__Dataset rows__
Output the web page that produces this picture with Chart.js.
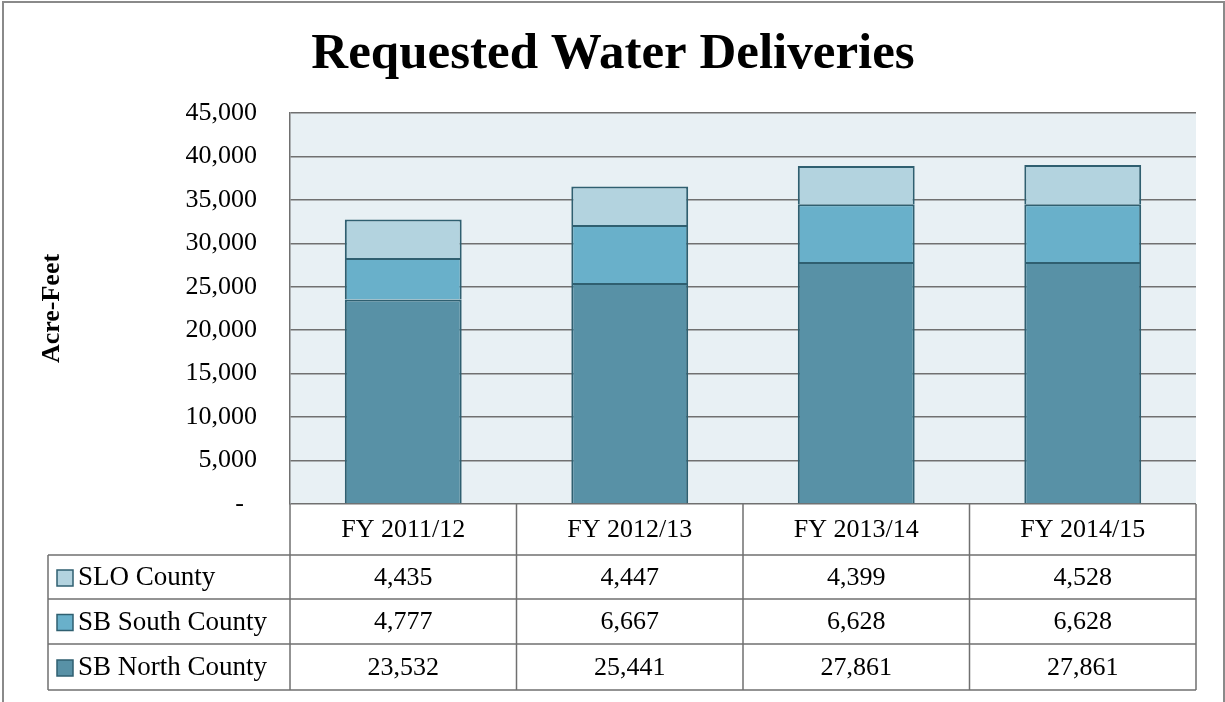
<!DOCTYPE html>
<html>
<head>
<meta charset="utf-8">
<script src="https://cdn.jsdelivr.net/npm/chart.js@4.4.0/dist/chart.umd.min.js"></script>
<style>
  body { margin: 0; background: #fff; }
  #wrap { width: 1225px; height: 702px; }
</style>
</head>
<body>
<div id="wrap"><canvas id="waterChart" width="1225" height="702"></canvas></div>
<script>
// data
const years = ['FY 2011/12', 'FY 2012/13', 'FY 2013/14', 'FY 2014/15'];
const sbNorth = [23532, 25441, 27861, 27861];
const sbSouth = [4777, 6667, 6628, 6628];
const sloCounty = [4435, 4447, 4399, 4528];
const yTicks = [0, 5000, 10000, 15000, 20000, 25000, 30000, 35000, 40000, 45000];
const chartTitle = 'Requested Water Deliveries';

const serif = '"Liberation Serif", "Times New Roman", serif';
const borderCol = '#2f5f70';
const gridCol = '#707070';

// plot background, outer frame and centered title
const plotBackground = {
    id: 'plotBackground',
    beforeDraw(chart) {
        const { ctx, chartArea } = chart;
        ctx.save();
        ctx.fillStyle = '#fff';
        ctx.fillRect(0, 0, chart.width, chart.height);
        ctx.fillStyle = '#e8f0f4';
        ctx.fillRect(chartArea.left, chartArea.top, chartArea.right - chartArea.left, chartArea.bottom - chartArea.top);
        ctx.strokeStyle = '#8a8a8a';
        ctx.lineWidth = 2;
        ctx.strokeRect(3, 2, chart.width - 4, chart.height + 20);

        ctx.fillStyle = '#000';
        ctx.font = 'bold 51px ' + serif;
        ctx.textAlign = 'center';
        ctx.textBaseline = 'alphabetic';
        ctx.fillText(chartTitle, 613, 68);
        ctx.restore();
    }
};

// data table under the bars (category header + one row per series)
const dataTable = {
    id: 'dataTable',
    afterDraw(chart) {
        const { ctx, chartArea } = chart;
        const x = chart.scales.x;
        const half = (chartArea.right - chartArea.left) / years.length / 2;
        const top = chartArea.bottom;
        const rows = [top, 555, 599, 644, 690];
        const legendLeft = 48;

        ctx.save();
        ctx.strokeStyle = gridCol;
        ctx.lineWidth = 1.5;

        // horizontal lines
        ctx.beginPath();
        for (let r = 1; r < rows.length; r++) {
            ctx.moveTo(legendLeft, rows[r]);
            ctx.lineTo(chartArea.right, rows[r]);
        }
        // vertical lines
        for (let i = 0; i <= years.length; i++) {
            const px = chartArea.left + i * half * 2;
            ctx.moveTo(px, top);
            ctx.lineTo(px, rows[4]);
        }
        ctx.moveTo(legendLeft, rows[1]);
        ctx.lineTo(legendLeft, rows[4]);
        ctx.stroke();

        ctx.fillStyle = '#000';
        ctx.font = '26px ' + serif;
        ctx.textAlign = 'center';
        ctx.textBaseline = 'middle';
        years.forEach((y, i) => {
            ctx.fillText(y, x.getPixelForValue(i), (rows[0] + rows[1]) / 2 + 1);
        });

        // rows top to bottom: last dataset first
        const ds = chart.data.datasets.slice().reverse();
        ds.forEach((d, r) => {
            const cy = (rows[r + 1] + rows[r + 2]) / 2 + 1;
            // legend key
            ctx.fillStyle = d.backgroundColor;
            ctx.fillRect(57, cy - 8, 16, 16);
            ctx.strokeStyle = borderCol;
            ctx.lineWidth = 1.5;
            ctx.strokeRect(57, cy - 8, 16, 16);
            ctx.fillStyle = '#000';
            ctx.textAlign = 'left';
            ctx.font = '27px ' + serif;
            ctx.fillText(d.label, 78, cy);
            ctx.textAlign = 'center';
            ctx.font = '26px ' + serif;
            d.data.forEach((v, i) => {
                ctx.fillText(v.toLocaleString('en-US'), x.getPixelForValue(i), cy);
            });
        });
        ctx.restore();
    }
};

const data = {
    labels: years,
    datasets: [
        { label: 'SB North County', data: sbNorth, backgroundColor: '#5891a6' },
        { label: 'SB South County', data: sbSouth, backgroundColor: '#69b0ca' },
        { label: 'SLO County', data: sloCounty, backgroundColor: '#b3d3df' }
    ].map(d => Object.assign(d, {
        borderColor: borderCol,
        borderWidth: 2,
        categoryPercentage: 1,
        barPercentage: 0.516
    }))
};

const config = {
    type: 'bar',
    data: data,
    options: {
        responsive: false,
        animation: false,
        layout: { padding: { left: 0, right: 29, bottom: 198, top: 113 } },
        plugins: {
            legend: { display: false },
            tooltip: { enabled: false },
            title: { display: false }
        },
        scales: {
            x: {
                display: false,
                stacked: true
            },
            y: {
                stacked: true,
                min: 0,
                max: 45000,
                afterFit(scale) { scale.width = 290; },
                afterBuildTicks(scale) { scale.ticks = yTicks.map(v => ({ value: v })); },
                ticks: {
                    color: '#000',
                    padding: 33,
                    font: { family: serif, size: 26 },
                    callback: v => v === 0 ? '-  ' : v.toLocaleString('en-US')
                },
                grid: { color: gridCol, lineWidth: 1.5, drawTicks: false },
                border: { display: true, color: gridCol, width: 1.5 },
                title: {
                    display: true,
                    text: 'Acre-Feet',
                    color: '#000',
                    font: { family: serif, size: 26, weight: 'bold' },
                    padding: { top: 37, bottom: 0 }
                }
            }
        }
    },
    plugins: [plotBackground, dataTable]
};

const myChart = new Chart(document.getElementById('waterChart'), config);
</script>
</body>
</html>
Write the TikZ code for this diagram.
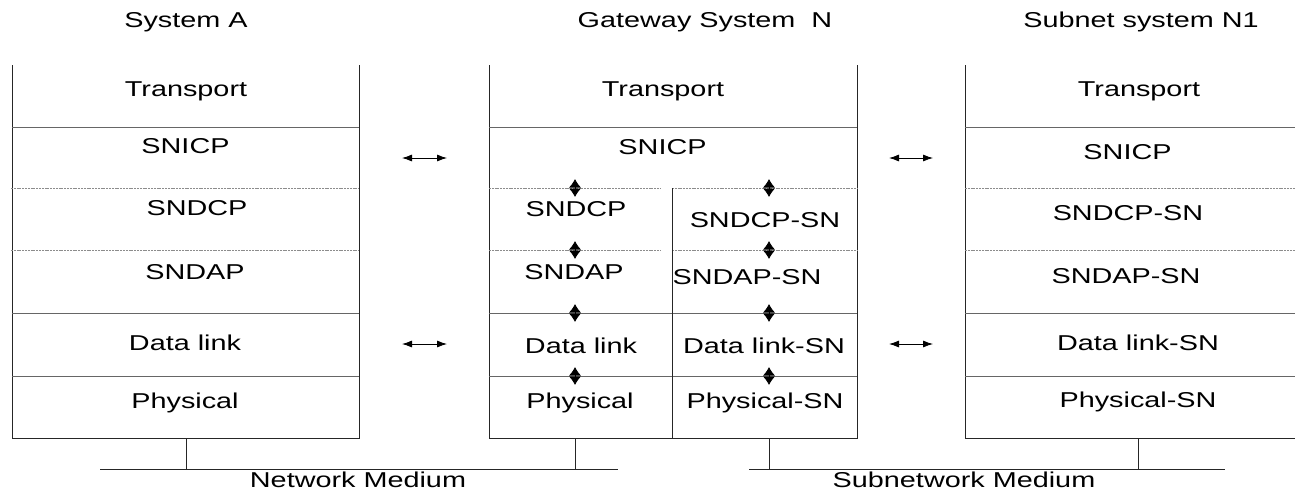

__Problem statement__
Retype everything in the material word for word, minus pictures.

__The completed task__
Output the web page that produces this picture with Chart.js.
<!DOCTYPE html>
<html>
<head>
<meta charset="utf-8">
<script src="https://cdn.jsdelivr.net/npm/chart.js@4.4.0/dist/chart.umd.min.js"></script>
<style>
  body { margin: 0; background: #fff; }
  #wrap { width: 1225px; height: 702px; }
</style>
</head>
<body>
<div id="wrap"><canvas id="waterChart" width="1225" height="702"></canvas></div>
<script>
// data
const years = ['FY 2011/12', 'FY 2012/13', 'FY 2013/14', 'FY 2014/15'];
const sbNorth = [23532, 25441, 27861, 27861];
const sbSouth = [4777, 6667, 6628, 6628];
const sloCounty = [4435, 4447, 4399, 4528];
const yTicks = [0, 5000, 10000, 15000, 20000, 25000, 30000, 35000, 40000, 45000];
const chartTitle = 'Requested Water Deliveries';

const serif = '"Liberation Serif", "Times New Roman", serif';
const borderCol = '#2f5f70';
const gridCol = '#707070';

// plot background, outer frame and centered title
const plotBackground = {
    id: 'plotBackground',
    beforeDraw(chart) {
        const { ctx, chartArea } = chart;
        ctx.save();
        ctx.fillStyle = '#fff';
        ctx.fillRect(0, 0, chart.width, chart.height);
        ctx.fillStyle = '#e8f0f4';
        ctx.fillRect(chartArea.left, chartArea.top, chartArea.right - chartArea.left, chartArea.bottom - chartArea.top);
        ctx.strokeStyle = '#8a8a8a';
        ctx.lineWidth = 2;
        ctx.strokeRect(3, 2, chart.width - 4, chart.height + 20);

        ctx.fillStyle = '#000';
        ctx.font = 'bold 51px ' + serif;
        ctx.textAlign = 'center';
        ctx.textBaseline = 'alphabetic';
        ctx.fillText(chartTitle, 613, 68);
        ctx.restore();
    }
};

// data table under the bars (category header + one row per series)
const dataTable = {
    id: 'dataTable',
    afterDraw(chart) {
        const { ctx, chartArea } = chart;
        const x = chart.scales.x;
        const half = (chartArea.right - chartArea.left) / years.length / 2;
        const top = chartArea.bottom;
        const rows = [top, 555, 599, 644, 690];
        const legendLeft = 48;

        ctx.save();
        ctx.strokeStyle = gridCol;
        ctx.lineWidth = 1.5;

        // horizontal lines
        ctx.beginPath();
        for (let r = 1; r < rows.length; r++) {
            ctx.moveTo(legendLeft, rows[r]);
            ctx.lineTo(chartArea.right, rows[r]);
        }
        // vertical lines
        for (let i = 0; i <= years.length; i++) {
            const px = chartArea.left + i * half * 2;
            ctx.moveTo(px, top);
            ctx.lineTo(px, rows[4]);
        }
        ctx.moveTo(legendLeft, rows[1]);
        ctx.lineTo(legendLeft, rows[4]);
        ctx.stroke();

        ctx.fillStyle = '#000';
        ctx.font = '26px ' + serif;
        ctx.textAlign = 'center';
        ctx.textBaseline = 'middle';
        years.forEach((y, i) => {
            ctx.fillText(y, x.getPixelForValue(i), (rows[0] + rows[1]) / 2 + 1);
        });

        // rows top to bottom: last dataset first
        const ds = chart.data.datasets.slice().reverse();
        ds.forEach((d, r) => {
            const cy = (rows[r + 1] + rows[r + 2]) / 2 + 1;
            // legend key
            ctx.fillStyle = d.backgroundColor;
            ctx.fillRect(57, cy - 8, 16, 16);
            ctx.strokeStyle = borderCol;
            ctx.lineWidth = 1.5;
            ctx.strokeRect(57, cy - 8, 16, 16);
            ctx.fillStyle = '#000';
            ctx.textAlign = 'left';
            ctx.font = '27px ' + serif;
            ctx.fillText(d.label, 78, cy);
            ctx.textAlign = 'center';
            ctx.font = '26px ' + serif;
            d.data.forEach((v, i) => {
                ctx.fillText(v.toLocaleString('en-US'), x.getPixelForValue(i), cy);
            });
        });
        ctx.restore();
    }
};

const data = {
    labels: years,
    datasets: [
        { label: 'SB North County', data: sbNorth, backgroundColor: '#5891a6' },
        { label: 'SB South County', data: sbSouth, backgroundColor: '#69b0ca' },
        { label: 'SLO County', data: sloCounty, backgroundColor: '#b3d3df' }
    ].map(d => Object.assign(d, {
        borderColor: borderCol,
        borderWidth: 2,
        categoryPercentage: 1,
        barPercentage: 0.516
    }))
};

const config = {
    type: 'bar',
    data: data,
    options: {
        responsive: false,
        animation: false,
        layout: { padding: { left: 0, right: 29, bottom: 198, top: 113 } },
        plugins: {
            legend: { display: false },
            tooltip: { enabled: false },
            title: { display: false }
        },
        scales: {
            x: {
                display: false,
                stacked: true
            },
            y: {
                stacked: true,
                min: 0,
                max: 45000,
                afterFit(scale) { scale.width = 290; },
                afterBuildTicks(scale) { scale.ticks = yTicks.map(v => ({ value: v })); },
                ticks: {
                    color: '#000',
                    padding: 33,
                    font: { family: serif, size: 26 },
                    callback: v => v === 0 ? '-  ' : v.toLocaleString('en-US')
                },
                grid: { color: gridCol, lineWidth: 1.5, drawTicks: false },
                border: { display: true, color: gridCol, width: 1.5 },
                title: {
                    display: true,
                    text: 'Acre-Feet',
                    color: '#000',
                    font: { family: serif, size: 26, weight: 'bold' },
                    padding: { top: 37, bottom: 0 }
                }
            }
        }
    },
    plugins: [plotBackground, dataTable]
};

const myChart = new Chart(document.getElementById('waterChart'), config);
</script>
</body>
</html>
Write the TikZ code for this diagram.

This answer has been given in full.